ABDA Blog

Staff Picks—Sun Bookshop Favourite Book Covers

The latest in a series of interviews where we ask staff at bookstores to tell us about their favourite book designs. This month we hear from Kate O’Donnell and her colleagues at the Sun Bookshop, 10 Ballarat St, Yarraville.

Kate O’Donnell’s picks

Ickypedia by The Listies (Penguin Random House)
Designed by Bruno Herfst & Richard Higgins

The design of this whole book is something extraordinary, and I know Bruno has written about it for an ABDA blog post. The cover represents the book perfectly – from the green vomit title treatment on the front (with blowfly) to the information-packed back cover that pulls from the internals, preparing the reader for the collage-style illustration style and the wicked sense of humour within. The use of a fluoro green ultra-coat finish on the first edition front cover is slimy-looking and gives a wonderfully icky three-dimensional feel.
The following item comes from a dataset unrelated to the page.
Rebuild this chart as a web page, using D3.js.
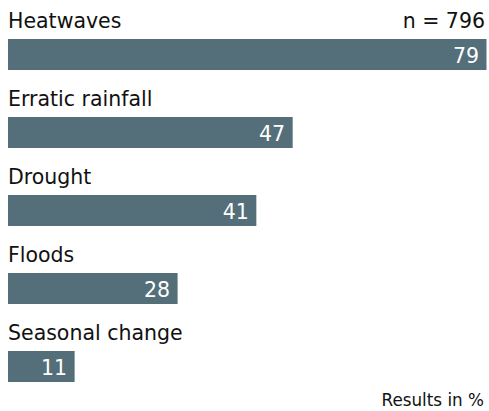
<!DOCTYPE html>
<html>
<head>
<meta charset="utf-8">
<script src="https://cdn.jsdelivr.net/npm/d3@7"></script>
<style>
  body { margin: 0; background: #fff; }
  text { font-family: "DejaVu Sans", sans-serif; }
</style>
</head>
<body>
<div id="graphicContainer"></div>
<script>
const categories = ['Heatwaves', 'Erratic rainfall', 'Drought', 'Floods', 'Seasonal change'];
const values = [79, 47, 41, 28, 11];
const sampleNote = 'n = 796';
const unitNote = 'Results in %';

const Width = 489, Height = 411;
const Margin = { t: 39, r: 2.5, b: 29, l: 8 };
const barColor = '#546e7a';

const svg = d3.select('#graphicContainer')
  .append('svg')
  .attr('width', Width)
  .attr('height', Height);

const x = d3.scaleLinear()
  .domain([0, d3.max(values)])
  .range([Margin.l, Width - Margin.r]);

// each row = label above + bar
const y = d3.scaleBand()
  .domain(categories)
  .range([Margin.t, Margin.t + 78 * categories.length])
  .paddingInner(0)
  .paddingOuter(0);
const barH = 31;

const rows = svg.selectAll('.row')
  .data(categories.map((c, i) => ({ cat: c, val: values[i] })))
  .enter()
  .append('g')
  .attr('class', 'row')
  .attr('transform', d => `translate(0, ${y(d.cat)})`);

rows.append('rect')
  .attr('x', x(0))
  .attr('y', 0)
  .attr('width', d => x(d.val) - x(0))
  .attr('height', barH)
  .attr('fill', barColor);

rows.append('text')
  .attr('x', x(0))
  .attr('y', -11.5)
  .attr('font-size', 20.5)
  .attr('fill', '#111')
  .text(d => d.cat);

rows.append('text')
  .attr('x', d => x(d.val) - 7.5)
  .attr('y', barH / 2 + 8.5)
  .attr('text-anchor', 'end')
  .attr('font-size', 20.5)
  .attr('fill', '#fff')
  .text(d => d.val);

svg.append('text')
  .attr('x', 485)
  .attr('y', 27.5)
  .attr('text-anchor', 'end')
  .attr('font-size', 20.5)
  .attr('fill', '#111')
  .text(sampleNote);

svg.append('text')
  .attr('x', 484)
  .attr('y', 406)
  .attr('text-anchor', 'end')
  .attr('font-size', 16.8)
  .attr('fill', '#111')
  .text(unitNote);
</script>
</body>
</html>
(Disclaimer: I was one of the editors who worked on this book.)

 

Beautiful Mess by Claire Christian (Text Publishing)
Designed by Imogen Stubbs

Claire Christian’s book explores the developing friendship between two teenagers trying to deal with grief and mental illness. Imogen Stubbs’ cover for this one works so well. Not only is the palette pleasing to the eye, but the design represents the story wonderfully. The handwritten ‘scraps’ representing the letters that Ava and Gideon write to one another, and the delicate gold foil running across the cover, like the cracks repaired in the Japanese tradition of Kintsukori/Kintsugi, something that is also explored in the novel.

 

Wild Awake by Hilary T Smith (Hardie Grant Egmont)
Designed by Emily Gregory
Cover photograph by Simon Clarke 

This is an extraordinary young adult novel by Hilary T Smith, first published in the US. Hardie Grant Egmont’s rejacket surpasses the original, in my opinion. This perfectly-chosen photograph, combined with the beautiful title treatment that calls up music staves curling off and coming apart, perfectly captures the protagonist Kiri Byrd. She’s a Serious Piano Student, whose life unravels when she learns the truth about her sister’s death, sending her spinning through the summer and into nights filled with bike riding and journey into mania. I continue to be so impressed by this cover – it’s both meaningful and aesthetically pleasing.

 

Vogliamo tutto: the novel of Italy’s hot autumn by Nanni Balestrini (Telephone)
Designed by Warren Taylor (Monash Art, Design and Architecture)

So here’s a book I picked up purely based on the cover, and purchased on the strength of the back cover blurb. Vogliamo tutto (or ‘We want everything’) was originally published in 1971 and tells the story of the 1969 Fiat workers’ strike and the radical activity throughout Europe that followed. The book’s just a white paperback with the title printed on it, but it’s the dust jacket that pulls no punches: it folds out to be a blueprint for the Fiat factory. The red title treatment evokes the posters and art of the student and worker movements of the late ’60s. Bellissimo.

 

Kate Frawley’s pick

Dark Pines by Will Dean (Bloomsbury)
Design by Mark Swan

It’s such a simple design and from afar is just striking from the black and white contrast. However, when you look a bit closer you can see there is a car, then you see a couple of people, and closer again, bloody footprints leading into the Dark Pines. It’s multi-layered, dark and disturbing – much like the content of the book!

 

Eadie Allen’s pick

Any book cover designed by Allison Colpoys.